By Nicole MacKee
Increases in blood glucose levels can elevate an individual’s risk of cognitive decline, irrespective of their diabetes status, researchers have reported in Diabetologia.
In an analysis of data from the English Longitudinal Study of Ageing, researchers found significant longitudinal associations between diabetes status, glycated haemoglobin (HbA1c) levels and cognitive decline.
The study included 5189 community-based participants, aged 50 years and over, with baseline HbA1c levels ranging from 15.9 to 126.3 mmol/mol (3.6 to 13.7%). Diabetes was defined as an HbA1c level of 6.5% or greater and prediabetes, 5.7 to 6.4%. Participants were followed over 10 years and had an average of 4.9 cognitive assessments during that time.
The researchers found that global cognitive decline was significantly greater in participants with prediabetes and diabetes than in participants with normoglycaemia, and that diabetes was linked with increased declines in memory, executive function and orientation z scores. They also found that higher HbA1c levels at baseline, regardless of the participant’s diabetes status, were significantly associated with increased rates of decline in memory and executive function, although not in orientation.
The researchers said the findings suggested that measures to delay diabetes onset and to improve glycaemic control might help to reduce the progression of cognitive decline.
Professor Jonathan Shaw, Deputy Director (Clinical and Population Health) at the Baker Heart and Diabetes Institute, Melbourne, said the inclusion of several cognitive assessments throughout the study period provided a clearer picture of the trajectory of the well-known association between diabetes and cognitive impairment.
‘The association between diabetes and cognitive decline is a fairly continuous one,’ he said. ‘It’s not that a person has diabetes, in which case, they’re in trouble; or they don’t have diabetes, and they’re fine.

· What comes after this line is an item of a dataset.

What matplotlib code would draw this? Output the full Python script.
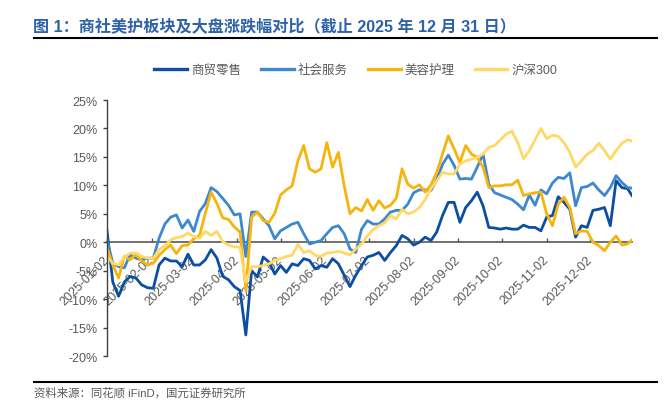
import numpy as np
import pandas as pd
import matplotlib
matplotlib.use('Agg')
import matplotlib.pyplot as plt
import matplotlib.dates as mdates
from matplotlib.lines import Line2D
from matplotlib.ticker import FuncFormatter, MultipleLocator

plt.rcParams['font.family'] = ['Liberation Sans', 'Noto Sans CJK SC']
plt.rcParams['axes.unicode_minus'] = False

# sampled every 4 calendar days from 2025-01-02, plus the last day of the year
dates = pd.date_range('2025-01-02', periods=91, freq='4D').append(pd.DatetimeIndex(['2025-12-31']))

retail = [2.0, -7.0, -9.5, -7.0, -6.0, -6.3, -7.5, -8.0, -8.1, -4.0, -2.8,
          -3.3, -3.3, -4.3, -2.1, -4.0, -4.0, -3.1, -1.3, -2.8, -6.0, -6.6, -7.8, -8.5,
          -16.3,
          -5.0, -6.1, -2.6, -3.5, -5.6, -4.1, -5.3, -3.8, -4.1, -2.9, -3.2, -4.7, -4.1, -4.4, -2.9, -3.8, -5.8, -7.8, -5.8, -4.1,
          -2.6, -2.3, -1.8, -3.2, -1.8, -0.6, 1.2, 0.6, -0.5, 0.0, 0.9, 0.3, 1.8, 4.7, 7.0, 7.0, 3.5, 6.1, 7.3, 8.8, 6.4, 2.6, 2.5, 2.3,
          2.5, 2.3, 2.3, 3.0, 2.6, 2.6, 2.0, 4.4, 4.7, 8.0, 7.0, 5.8, 0.9, 2.9, 2.6, 5.6, 5.8, 6.1, 2.9, 10.8, 9.6, 9.4, 8.2]

services = [0.5, -3.7, -4.3, -4.5, -2.2, -2.8, -3.1, -2.8, -2.8, 0.7, 3.2,
            4.4, 4.8, 2.5, 3.9, 1.9, 5.4, 6.8, 9.6, 8.9, 7.7, 6.5, 4.8, 5.0,
            -2.5,
            5.3, 5.3, 4.1, 2.9, 0.6, 2.0, 2.6, 3.2, 3.5, 1.5, -0.3, 0.0, 0.3, 1.5, 2.6, 2.9, 1.5, -1.2, -1.8, 2.3,
            3.8, 3.2, 3.2, 4.1, 5.3, 5.6, 5.6, 6.7, 8.7, 9.2, 9.2, 9.1, 11.0, 13.7, 15.3, 13.5, 11.1, 11.2, 11.1, 13.2, 15.5, 10.2, 8.7, 8.3,
            7.9, 7.5, 6.7, 5.7, 8.3, 6.5, 9.2, 8.5, 10.4, 11.4, 11.2, 12.2, 6.4, 9.6, 9.8, 10.4, 9.2, 8.2, 9.6, 11.7, 10.5, 9.6, 9.5]

beauty = [-1.0, -4.0, -6.3, -2.5, -3.1, -2.1, -3.3, -4.0, -3.7, -2.3, -1.3,
          -0.5, -2.0, -0.6, -0.5, 0.6, 1.2, 5.1, 8.8, 6.8, 4.3, 4.0, 2.7, 1.8,
          -8.5,
          4.4, 5.3, 3.8, 3.5, 5.1, 8.3, 9.2, 9.9, 14.3, 17.0, 12.9, 12.3, 12.9, 17.5, 13.2, 15.8, 9.9, 5.0, 6.1, 5.5,
          7.5, 5.6, 7.3, 6.0, 6.5, 7.7, 12.9, 10.2, 9.5, 10.1, 8.8, 10.1, 12.3, 15.5, 18.7, 16.4, 14.0, 17.0, 15.5, 14.9, 13.2, 9.6, 9.9, 9.9,
          10.1, 10.1, 10.9, 8.2, 8.5, 8.7, 8.8, 5.0, 2.9, 6.7, 7.9, 6.1, 1.5, 2.0, 1.9, 0.0, -0.6, -1.5, 0.0, 1.1, -0.5, -0.3, 0.4]

hs300 = [-2.5, -3.7, -4.0, -2.7, -1.9, -1.9, -2.5, -2.8, -2.8, -1.3, -0.6,
         0.4, 0.8, 1.0, 1.6, 1.0, 0.7, 1.9, 1.2, 1.9, 0.1, -0.5, -0.8, -0.9,
         -7.0,
         -4.3, -4.3, -4.1, -3.8, -3.2, -2.9, -2.5, -2.3, -0.4, -1.8, -1.5, -2.3, -2.5, -1.9, -1.8, -1.6, -1.9, -2.2, -1.2, -0.3,
         1.1, 2.2, 2.9, 3.4, 4.7, 4.1, 5.8, 5.0, 5.3, 6.1, 7.5, 9.4, 10.8, 12.3, 12.0, 12.0, 13.7, 14.3, 14.6, 14.9, 15.5, 16.7, 17.0, 18.0,
         19.0, 19.5, 17.5, 14.7, 16.1, 18.0, 20.0, 18.2, 18.8, 18.6, 17.5, 15.8, 13.2, 14.3, 15.5, 16.1, 17.4, 16.1, 14.6, 16.1, 17.4, 18.0, 17.8]

names = ['商贸零售', '社会服务', '美容护理', '沪深300']
colors = ['#0B4EA2', '#3D88CF', '#F6B40E', '#FFD966']
gray = '#595959'

fig = plt.figure(figsize=(6.72, 4.14), dpi=100)
ax = fig.add_axes([107/672, 1-357/414, 525/672, 256/414])

for vals, name, c in zip([retail, services, beauty, hs300], names, colors):
    ax.plot(dates, vals, color=c, lw=2.0, label=name, solid_joinstyle='round')

ax.set_xlim(pd.Timestamp('2025-01-02'), pd.Timestamp('2025-12-31'))
ax.set_ylim(-20, 25)
ax.yaxis.set_major_locator(MultipleLocator(5))
ax.yaxis.set_major_formatter(FuncFormatter(lambda v, p: f'{v:.0f}%'))
ax.xaxis.set_major_locator(mdates.MonthLocator(bymonthday=2))
ax.xaxis.set_major_formatter(mdates.DateFormatter('%Y-%m-%d'))

for s in ['top', 'right']:
    ax.spines[s].set_visible(False)
ax.spines['bottom'].set_position(('data', 0))
ax.spines['bottom'].set_color(gray)
ax.spines['bottom'].set_linewidth(1.2)
ax.spines['left'].set_color('#404040')
ax.spines['left'].set_linewidth(1.0)
ax.spines['bottom'].set_zorder(1)

ax.tick_params(axis='y', direction='out', length=3, width=1, colors='#404040', labelcolor=gray, labelsize=9, pad=4)
ax.tick_params(axis='x', direction='in', length=3, width=1, colors=gray, labelcolor=gray, labelsize=9, pad=11)
for lbl in ax.get_xticklabels():
    lbl.set_rotation(45)
    lbl.set_ha('right')
    lbl.set_va('center')
    lbl.set_rotation_mode('anchor')

fig.legend(loc='center', bbox_to_anchor=(356/672, 1-71/414), ncol=4, frameon=False,
           fontsize=9, handlelength=2.6, handletextpad=0.35, columnspacing=1.6,
           labelcolor=gray)
for lh in fig.legends[0].get_lines():
    lh.set_linewidth(2.4)

fig.text(33/672, 1-26/414, '图 1：商社美护板块及大盘涨跌幅对比（截止 2025 年 12 月 31 日）',
         fontsize=11.6, fontweight='bold', color='#2E62A8', ha='left', va='center')
fig.add_artist(Line2D([34/672, 657/672], [1-39/414, 1-39/414], color='black', lw=1.5, transform=fig.transFigure))
fig.add_artist(Line2D([34/672, 657/672], [1-383/414, 1-383/414], color='black', lw=1.5, transform=fig.transFigure))
fig.text(34/672, 1-393/414, '资料来源：同花顺 iFinD，国元证券研究所', fontsize=8.2, color=gray, ha='left', va='center')

fig.savefig('out.png', dpi=100)
plt.close()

Diabetes is an arbitrary spot along the continuum.’
Professor Shaw said while the increased risk was not large, it could affect a person’s capacity to manage their diabetes. ‘Mild cognitive impairment may not interfere with activities of daily life, but it may influence how a person manages a chronic condition, particularly something like diabetes, which involves complex self-management,’ Professor Shaw told MedicineToday.
‘It does raise the question as to whether or not we should be more frequently and more formally testing people with diabetes for cognitive function. Not necessarily because we want to give them a label of dementia, but because it may be relevant in how we approach education.’
Professor Shaw said the findings might also help to motivate people to adopt healthier behaviours.
‘We know that it’s difficult to motivate people to make the appropriate lifestyle changes,’ he said. ‘When you’re talking about reducing the risk of both diabetes and cognitive impairment – the value of improving physical activity levels may be increased, which may motivate people to attain these goals.’